Am Ufer der Lottbek liegt eine Mülltüte. Ein unappetitliches Konglomerat aus Yoghurtbechern, Zitronenschalen, Papiertaschentüchern, Rumflaschen und Chipstüten.

Hausmüll eben. Einmal abgesehen von der Erkenntnis, dass hier offenbar jemand nicht viel von Mülltrennung hält, bleibt die Frage: wie kommt die Tüte an diesen Bach? Hat sie vielleicht einer morgens, in Gedanken schon ganz bei der Arbeit, Richtung U-Bahn geschleppt und plötzlich gedacht: „Ach, du Sch...! Und jetzt, wohin damit?“ Oder war es Sturmtief Christian, das in letzter Zeit ja für alles herhalten muss, was irgendwie unordentlich und unaufgeräumt aussieht.

Für die Bananenschalen, die an der Ampel an der Hamburger Straße liegen und ein interessantes Anschauungsmaterial für die Halbwertszeit von Südfrüchten liefern, zeichnet Christian jedenfalls nicht verantwortlich. Welcher Idiot vertilgt ausgerechnet hier jeden Morgen eine Banane und wirft die Reste aus dem Auto? Und wer hat ein derartiges Alkoholproblem, dass er seine Kümmerling- oder Kleiner-Feigling-Fläschchen immer zehn Meter vor dem Abfalleimer ins Gebüsch werfen muss?

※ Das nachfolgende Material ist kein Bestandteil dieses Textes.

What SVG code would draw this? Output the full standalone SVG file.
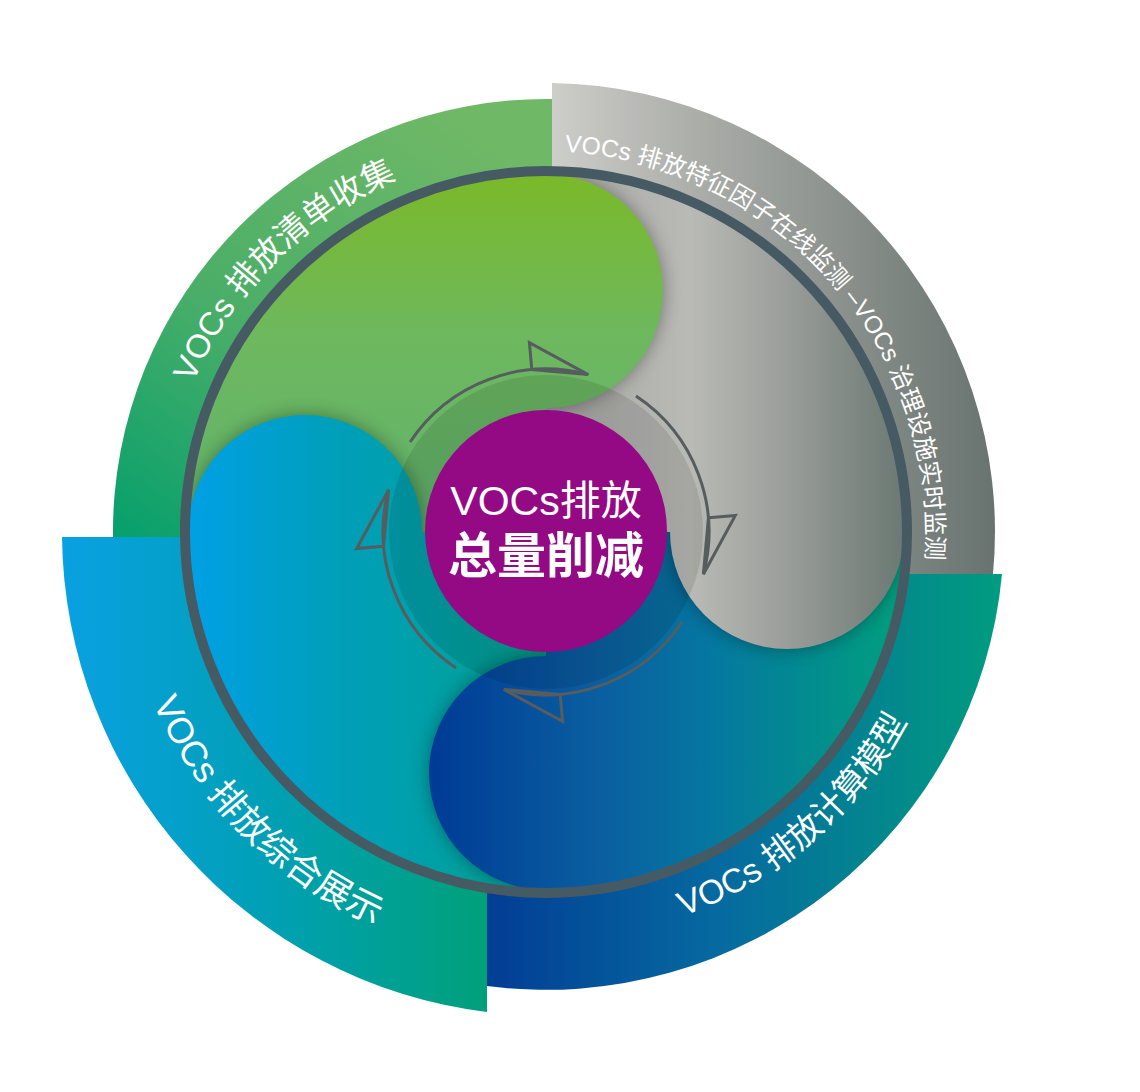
<svg xmlns="http://www.w3.org/2000/svg" width="1140" height="1092" viewBox="0 0 1140 1092">
<defs>
<style>
.lbl{fill:#ffffff;font-family:"Liberation Sans","Noto Sans CJK SC",sans-serif;}
.arr{fill:none;stroke:#575c5e;stroke-width:3;stroke-linejoin:miter;}
.shadow{fill:#000000;opacity:0.35;}
</style>
<linearGradient id="gOutGreen" gradientUnits="userSpaceOnUse" x1="430" y1="100" x2="120" y2="530">
<stop offset="0" stop-color="#6fb866"/><stop offset="0.55" stop-color="#4aae68"/><stop offset="1" stop-color="#08a06c"/>
</linearGradient>
<linearGradient id="gOutGray" gradientUnits="userSpaceOnUse" x1="552" y1="0" x2="995" y2="0">
<stop offset="0" stop-color="#cdcdca"/><stop offset="0.35" stop-color="#a9aba7"/><stop offset="1" stop-color="#68736f"/>
</linearGradient>
<linearGradient id="gOutTeal" gradientUnits="userSpaceOnUse" x1="487" y1="0" x2="1002" y2="0">
<stop offset="0" stop-color="#023d95"/><stop offset="0.45" stop-color="#066aa0"/><stop offset="1" stop-color="#009c80"/>
</linearGradient>
<linearGradient id="gOutBlue" gradientUnits="userSpaceOnUse" x1="62" y1="0" x2="487" y2="0">
<stop offset="0" stop-color="#0aa0e2"/><stop offset="0.5" stop-color="#00a0b4"/><stop offset="1" stop-color="#00a07a"/>
</linearGradient>
<linearGradient id="gInGreen" gradientUnits="userSpaceOnUse" x1="546" y1="172" x2="546" y2="532">
<stop offset="0" stop-color="#7ab928"/><stop offset="0.45" stop-color="#6eb85e"/><stop offset="1" stop-color="#60b26e"/>
</linearGradient>
<linearGradient id="gInGray" gradientUnits="userSpaceOnUse" x1="560" y1="0" x2="905" y2="0">
<stop offset="0" stop-color="#a9aaa6"/><stop offset="0.38" stop-color="#b9bab6"/><stop offset="0.64" stop-color="#9c9f9b"/><stop offset="1" stop-color="#6b7873"/>
</linearGradient>
<linearGradient id="gInTeal" gradientUnits="userSpaceOnUse" x1="430" y1="0" x2="905" y2="0">
<stop offset="0" stop-color="#003b96"/><stop offset="0.35" stop-color="#0a5ea0"/><stop offset="0.6" stop-color="#0578a0"/><stop offset="1" stop-color="#00a07e"/>
</linearGradient>
<linearGradient id="gInBlue" gradientUnits="userSpaceOnUse" x1="185" y1="0" x2="546" y2="0">
<stop offset="0" stop-color="#00a0e6"/><stop offset="0.4" stop-color="#009fbc"/><stop offset="0.75" stop-color="#00a0a2"/><stop offset="1" stop-color="#00a08c"/>
</linearGradient>
<clipPath id="disk"><circle cx="546" cy="532" r="361"/></clipPath>
<clipPath id="halfR"><rect x="546" y="100" width="420" height="900"/></clipPath>
<clipPath id="halfB"><rect x="100" y="532" width="900" height="460"/></clipPath>
<clipPath id="halfL"><rect x="100" y="100" width="446" height="900"/></clipPath>
<clipPath id="halfT"><rect x="100" y="100" width="900" height="432"/></clipPath>
<filter id="blur" x="-30%" y="-30%" width="160%" height="160%"><feGaussianBlur stdDeviation="9"/></filter>
<path id="pGreen" d="M 163 532 A 383 383 0 0 1 546 149"/>
<path id="pGray" d="M 291.6 244.4 A 384 384 0 0 1 800.4 819.6"/>
<path id="pTeal" d="M 234.7 802.6 A 412.5 412.5 0 0 0 857.3 261.4"/>
<path id="pBlue" d="M 238.1 224.1 A 435.5 435.5 0 0 0 853.9 839.9"/>
</defs>

<g id="sector-inventory">
<path d="M 552 537 L 113 537 A 433 433 0 0 1 552 99 Z" fill="url(#gOutGreen)"/>
<text class="lbl" font-size="33"><textPath href="#pGreen" startOffset="50%" text-anchor="middle">VOCs 排放清单收集</textPath></text>
</g>
<g id="sector-monitoring">
<path d="M 552 574 L 552 83 A 449 449 0 0 1 993 574 Z" fill="url(#gOutGray)"/>
<text class="lbl" font-size="24.5"><textPath href="#pGray" startOffset="50%" text-anchor="middle">VOCs 排放特征因子在线监测 –VOCs 治理设施实时监测</textPath></text>
</g>
<g id="sector-model">
<path d="M 487 574 L 1002 574 A 458 458 0 0 1 487 986 Z" fill="url(#gOutTeal)"/>
<text class="lbl" font-size="34"><textPath href="#pTeal" startOffset="50%" text-anchor="middle">VOCs 排放计算模型</textPath></text>
</g>
<g id="sector-display">
<path d="M 487 537 L 487 1012 A 484 484 0 0 1 62 537 Z" fill="url(#gOutBlue)"/>
<text class="lbl" font-size="36"><textPath href="#pBlue" startOffset="50%" text-anchor="middle">VOCs 排放综合展示</textPath></text>
</g>

<g id="pinwheel" clip-path="url(#disk)">
<rect x="180" y="166" width="366" height="366" fill="url(#gInGreen)"/>
<rect x="546" y="166" width="366" height="366" fill="url(#gInGray)"/>
<rect x="546" y="532" width="366" height="366" fill="url(#gInTeal)"/>
<rect x="180" y="532" width="366" height="366" fill="url(#gInBlue)"/>
<g clip-path="url(#halfR)"><circle class="shadow" cx="546" cy="291" r="117" filter="url(#blur)"/></g>
<circle cx="546" cy="291" r="117" fill="url(#gInGreen)"/>
<g clip-path="url(#halfB)"><circle class="shadow" cx="787" cy="532" r="117" filter="url(#blur)"/></g>
<circle cx="787" cy="532" r="117" fill="url(#gInGray)"/>
<g clip-path="url(#halfL)"><circle class="shadow" cx="546" cy="773" r="117" filter="url(#blur)"/></g>
<circle cx="546" cy="773" r="117" fill="url(#gInTeal)"/>
<g clip-path="url(#halfT)"><circle class="shadow" cx="305" cy="532" r="117" filter="url(#blur)"/></g>
<circle cx="305" cy="532" r="117" fill="url(#gInBlue)"/>
<circle cx="546" cy="532" r="157" fill="#000000" opacity="0.1"/>
</g>

<g id="connectors">
<path class="arr" d="M 681.9 622.0 A 163 163 0 0 1 503.8 689.4"/>
<path class="arr" d="M 560.2 694.4 L 562.6 721.3 L 503.8 689.4 Z"/>
<path class="arr" d="M 456.0 667.9 A 163 163 0 0 1 388.6 489.8"/>
<path class="arr" d="M 383.6 546.2 L 356.7 548.6 L 388.6 489.8 Z"/>
<path class="arr" d="M 410.1 442.0 A 163 163 0 0 1 588.2 374.6"/>
<path class="arr" d="M 531.8 369.6 L 529.4 342.7 L 588.2 374.6 Z"/>
<path class="arr" d="M 636.0 396.1 A 163 163 0 0 1 703.4 574.2"/>
<path class="arr" d="M 708.4 517.8 L 735.3 515.4 L 703.4 574.2 Z"/>
</g>

<g id="ring">
<circle cx="546" cy="532" r="361" fill="none" stroke="#465a64" stroke-width="10"/>
</g>

<g id="center">
<circle cx="546" cy="531" r="121" fill="#940a85"/>
<text class="lbl" x="546" y="515" font-size="41" text-anchor="middle">VOCs排放</text>
<text class="lbl" x="546" y="573" font-size="49" font-weight="bold" text-anchor="middle">总量削减</text>
</g>
</svg>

Über all das macht man sich Gedanken, wenn man sich aufmacht, einmal am gemeinschaftlichen Großreinemachen teilzunehmen, zu dem jetzt in Stormarner Städten und Gemeinden aufgerufen wird. Sonnabend traf sich ein Grüppchen vor dem Gutshof in Ammersbek. Ausgestattet mit Gartenhandschuhen und einem gesunden Sinn für Ordnung. Viele waren es nicht, die dem Aufruf gefolgt waren. Aber Feuerwehr, Kirchengemeinde und Nabu halfen mit. So standen nach nur zwei Stunden viele gut gefüllte blaue Mülltüten an den Straßen zum Abholen bereit. Und während ich mich noch am Wanderweg durchs Unterholz schlug, musste ich an meine Oma denken, die immer sonnabends in ihrer Kittelschürze mit Besen und Kehrschaufel losmarschierte und für Sauberkeit auf dem Bürgersteig sorgte. Weil: „Ordnung muss sein!“

Wann hat es eigentlich angefangen, dass wir diese Einstellung spießig fanden? Wer kehrt heute noch vor seiner Haustür? Sammelt Dreck auf, den andere achtlos fallen lassen? Wer fühlt sich heute noch verantwortlich, wenn Plastiktüten über die Straßen wehen und sich in Büschen verheddern, in denen sie die nächsten Jahre hängen bleiben? Seit wann ist es cool, einen leeren Coffee-to-go-Becher auf einem Briefkasten abzustellen, bis ihn der Wind in die Büsche fegt? Am Sonnabend waren einige Spießer unterwegs, die das gar nicht cool finden. Und ehrlich gesagt: Es war ein gutes Gefühl dazuzugehören.